In any case where the payment of the Participant’s Accrued Benefit shall have been so suspended, the Accrued Benefit payable on his or her subsequent retirement shall not be increased at the time of his or her subsequent retirement as the Participant will be eligible for Participant will be eligible for participation in the City of Covington Defined Contribution Plan but shall not resume participation in this Plan. The designation of such Participant’s Beneficiary shall not be affected by the provision of this Section 5.15;”

is one that has remained intact despite a revision to the retirement benefits plan in 2002.

“It had made several variations of improving this plan,” Johnston said.

The state of Georgia has a similar provision for its public school employees that was put into place in 2010 as HB916 Act 455 and Act 457. According to the Georgia employees’ retirement plan, rehired retirees age 65 or older shall “cease their retirement benefit and reestablish active membership in the Public School Employees Retirement Plan (PSERS).”

On a national level, Social Security benefits even decline if person under the full retirement age returns to work. According to the United States Social Security Administration, if your monthly Social Security benefit is $700 and you earn $15,720 or less you’ll receive yearly benefits of $8,400. However, if you earn $16,000 that amount decreases to $8,260 and if you earn $20,000 you’ll receive $2,000 less than that.

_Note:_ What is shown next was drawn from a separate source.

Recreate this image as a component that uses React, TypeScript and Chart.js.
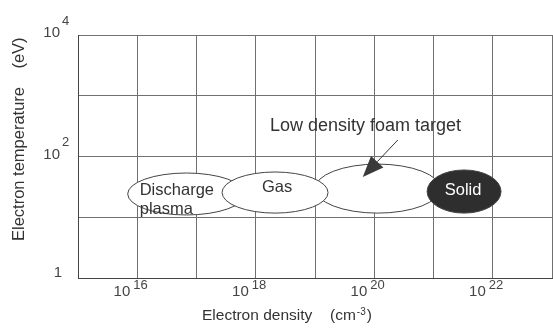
import React, { useEffect, useRef } from "react";
import { Chart, registerables } from "chart.js";

Chart.register(...registerables);

// Regions (draw order), electron density [cm^-3] and temperature [eV] extents
const regionNames = ["Discharge plasma", "Low density foam target", "Gas", "Solid"];
const densityMin = [6.9e15, 1.0e19, 2.7e17, 7.8e20];
const densityMax = [6.6e17, 1.3e21, 1.66e19, 1.38e22];
const tempMin = [10.9, 11.7, 11.7, 11.7];
const tempMax = [53.5, 75, 55.6, 60];

// Text labels inside the plot
const labelTexts = ["Discharge", "plasma", "Gas", "Solid", "Low density foam target"];
const labelDensity = [1.1e16, 1.1e16, 1.27e18, 1.55e21, 1.74e18];
const labelTemp = [28, 13.2, 31.5, 28, 318];

// Arrow (tail -> tip)
const arrowDensity = [2.5e20, 6.4e19];
const arrowTemp = [187, 46];

// Axis ticks
const xGridDecades = [15, 16, 17, 18, 19, 20, 21, 22, 23];
const yGridDecades = [0, 1, 2, 3, 4];
const xLabelDecades = [16, 18, 20, 22];
const yLabelDecades = [0, 2, 4];

const FONT = "'Liberation Sans', Arial, Helvetica, sans-serif";

const overlay = {
  id: "overlay",
  afterDatasetsDraw(chart: any) {
    const { ctx, scales } = chart;
    const xs = scales.x;
    const ys = scales.y;
    const area = chart.chartArea;
    ctx.save();
    ctx.beginPath();
    ctx.rect(area.left, area.top, area.right - area.left, area.bottom - area.top);
    ctx.clip();
    regionNames.forEach((name, i) => {
      const x0 = xs.getPixelForValue(densityMin[i]);
      const x1 = xs.getPixelForValue(densityMax[i]);
      const y0 = ys.getPixelForValue(tempMin[i]);
      const y1 = ys.getPixelForValue(tempMax[i]);
      ctx.beginPath();
      ctx.ellipse((x0 + x1) / 2, (y0 + y1) / 2, Math.abs(x1 - x0) / 2, Math.abs(y1 - y0) / 2, 0, 0, Math.PI * 2);
      ctx.fillStyle = name === "Solid" ? "#2e2e2e" : "#ffffff";
      ctx.fill();
      ctx.lineWidth = 1;
      ctx.strokeStyle = "#444";
      ctx.stroke();
    });
    ctx.restore();

    // labels
    ctx.save();
    ctx.textBaseline = "middle";
    ctx.textAlign = "left";
    labelTexts.forEach((t, i) => {
      const px = xs.getPixelForValue(labelDensity[i]);
      const py = ys.getPixelForValue(labelTemp[i]);
      ctx.font = (t === "Low density foam target" ? "18px " : "16.5px ") + FONT;
      ctx.fillStyle = t === "Solid" ? "#ffffff" : "#333";
      ctx.fillText(t, px, py);
    });
    ctx.restore();

    // arrow
    const tx = xs.getPixelForValue(arrowDensity[0]);
    const ty = ys.getPixelForValue(arrowTemp[0]);
    const hx = xs.getPixelForValue(arrowDensity[1]);
    const hy = ys.getPixelForValue(arrowTemp[1]);
    const ang = Math.atan2(hy - ty, hx - tx);
    const headLen = 21;
    const headHalf = 8.5;
    const bx = hx - headLen * Math.cos(ang);
    const by = hy - headLen * Math.sin(ang);
    ctx.save();
    ctx.strokeStyle = "#333";
    ctx.lineWidth = 1;
    ctx.beginPath();
    ctx.moveTo(tx, ty);
    ctx.lineTo(bx, by);
    ctx.stroke();
    ctx.beginPath();
    ctx.moveTo(hx, hy);
    ctx.lineTo(bx + headHalf * Math.sin(ang), by - headHalf * Math.cos(ang));
    ctx.lineTo(bx - headHalf * Math.sin(ang), by + headHalf * Math.cos(ang));
    ctx.closePath();
    ctx.fillStyle = "#3a3a3a";
    ctx.fill();
    ctx.restore();
  },
  afterDraw(chart: any) {
    const { ctx, scales } = chart;
    const xs = scales.x;
    const ys = scales.y;
    ctx.save();
    ctx.fillStyle = "#444";
    ctx.textBaseline = "middle";
    // x tick labels
    xLabelDecades.forEach((d) => {
      const px = xs.getPixelForValue(Math.pow(10, d));
      ctx.font = "15px " + FONT;
      ctx.textAlign = "right";
      ctx.fillText("10", px - 7, 292);
      ctx.font = "13px " + FONT;
      ctx.textAlign = "left";
      ctx.fillText(String(d), px - 4, 285);
    });
    // y tick labels
    yLabelDecades.forEach((d) => {
      const py = ys.getPixelForValue(Math.pow(10, d));
      if (d === 0) {
        ctx.font = "15px " + FONT;
        ctx.textAlign = "right";
        ctx.fillText("1", 62, py - 5);
        return;
      }
      ctx.font = "15px " + FONT;
      ctx.textAlign = "right";
      ctx.fillText("10", 60, py - 2);
      ctx.font = "13px " + FONT;
      ctx.textAlign = "left";
      ctx.fillText(String(d), 62, py - 14);
    });
    // axis titles
    ctx.fillStyle = "#333";
    ctx.font = "15.5px " + FONT;
    ctx.textAlign = "left";
    ctx.fillText("Electron density", 202, 316);
    ctx.fillText("(cm", 330, 316);
    const w = ctx.measureText("(cm").width;
    ctx.font = "10px " + FONT;
    ctx.fillText("-3", 330 + w + 1, 312);
    const w2 = ctx.measureText("-3").width;
    ctx.font = "15.5px " + FONT;
    ctx.fillText(")", 330 + w + w2 + 2, 316);

    ctx.save();
    ctx.translate(19, 0);
    ctx.rotate(-Math.PI / 2);
    ctx.textAlign = "center";
    ctx.font = "16.5px " + FONT;
    ctx.fillText("Electron temperature", -164, 0);
    ctx.fillText("(eV)", -53, 0);
    ctx.restore();
    ctx.restore();
  },
};

export default function App() {
  const ref = useRef<HTMLCanvasElement | null>(null);
  useEffect(() => {
    if (!ref.current) return;
    const chart = new Chart(ref.current, {
      type: "scatter",
      data: { datasets: [] },
      options: {
        animation: false,
        responsive: false,
        devicePixelRatio: 1,
        layout: { padding: { top: 35, right: 1, left: 0, bottom: 0 } },
        plugins: { legend: { display: false }, tooltip: { enabled: false } },
        scales: {
          x: {
            type: "logarithmic",
            min: 1e15,
            max: 1e23,
            afterBuildTicks: (s: any) => {
              s.ticks = xGridDecades.map((d) => ({ value: Math.pow(10, d) }));
            },
            afterFit: (s: any) => {
              s.height = 54;
            },
            ticks: { display: false },
            grid: { color: "#707070", lineWidth: 1, drawTicks: false },
            border: { color: "#444", width: 1 },
          },
          y: {
            type: "logarithmic",
            min: 1,
            max: 1e4,
            afterBuildTicks: (s: any) => {
              s.ticks = yGridDecades.map((d) => ({ value: Math.pow(10, d) }));
            },
            afterFit: (s: any) => {
              s.width = 78;
            },
            ticks: { display: false },
            grid: { color: "#707070", lineWidth: 1, drawTicks: false },
            border: { color: "#444", width: 1 },
          },
        },
      },
      plugins: [overlay],
    });
    return () => chart.destroy();
  }, []);
  return (
    <div style={{ position: "absolute", left: 0, top: 0, background: "#fff" }}>
      <canvas ref={ref} width={553} height={332} style={{ display: "block" }} />
    </div>
  );
}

Councilwoman Janet Goodman said she voted against the change because there was not enough time to really look it over, and the other descending voter Hawnethia Williams said that the timing of the proposal was too close to the election season for her liking.

In the audience Monday night were three former employees who have been tied to possibly running for a city council or the mayor’s seat this year.

“I have no problem saying publicly that I want everyone to run,” Johnston said. “I’m still mentally trying to think of somebody getting two checks form city of Covington tax payers.”